物語自体はティーン・コメディのテイストを保っていながら、『ウォーキング・デッド』のように世界の終末感も持続している点では新感覚と言える作品だろう。

普通の家のはずなのに、あきらかに製作者の私物であろうストリートファイターやタートルズ、ナルト、グリーンランタン、ヒーマン、G.I.ジョーなどのフィギュアがところどころに登場する。

その他にもマジック:ザ・ギャザリングやポケモンカードネタが出てきたりと…何故こんなにサブカルネタ満載なのかと思ったら、『Ultimate X-Men』シリーズのアメコミライターでドラマ『HEROES』も手掛けたアーロン・イーライ・コリートが製作に関わっていることで妙に納得させられた。 アーロン・イーライ・コリートの趣味思考がおもいっきり反映されている。

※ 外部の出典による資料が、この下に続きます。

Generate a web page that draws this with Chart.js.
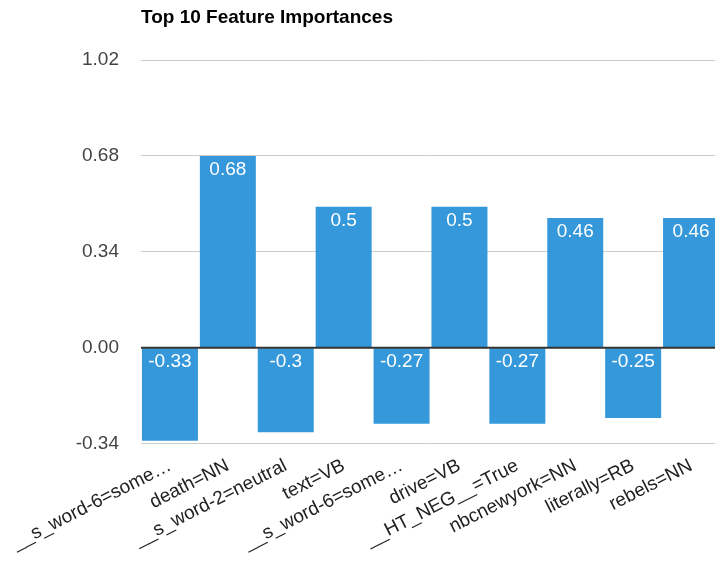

第5話ではウェスリーの物語として、劇中に日本語が登場してくる。侍が好きと言いながら一番好きな映画は『燃えよ!ドラゴン』と言う。ジャッキー・チェンが主演したリメイク版『ベスト・キッド』はおもいっきり、その間違いを反映させた映画で原題が「カラテキッド」なのに、やっているのはカンフーという、外国人が日本の空手とカンフーを同じだという120%間違った考えを全面に堂々と打ち出してしまった映画があったため、このドラマも「またか…」と思ったら、なんとこのドラマでは、その間違いを訂正するセリフがあって、外国人が空手とカンフーを間違えている点や日本映画と中国映画が頭の中で混ざってしまっている問題にも言及していて、これは上級者の日本通ヲタクが関わっていること間違いなし!!

魔女と呼ばれるクランブルはジョシュたちが通う高校の先生で核爆発の影響からグーリーになるものの、他のグーリーとは異なる特殊な存在で以前の記憶が時々フラッシュバックし、時には知性を感じさせる発言をすることから、人間に戻る方法を探すために奮闘する様子も描かれており、その手助けをするアンジェリカとの友情も物語も作品の見どころのひとつ。ちなみにクランブルを演じているクリスタ・ロドリゲスはミュージカル・ドラマ『SMASH』やブロードウェイ・ミュージカル『アダムスファミリー』にも出演していることでこのドラマでも歌うシーンがある。

マシュー・ブロデリックが演じる校長はクランブルと同様にグーリーになりつつも意識を保っていて、第10話では謎の進化も遂げる。校長の進化の件もそうだが、まだまだ多くの謎を残しているため、シーズン2の製作も期待できる作品だ

個人的にはイーライ役 グレゴリー・カシヤンがマイリー・サイラスに凄く似ていて、姉弟なのかと思ったら…全くの赤の他人ということに驚いた!!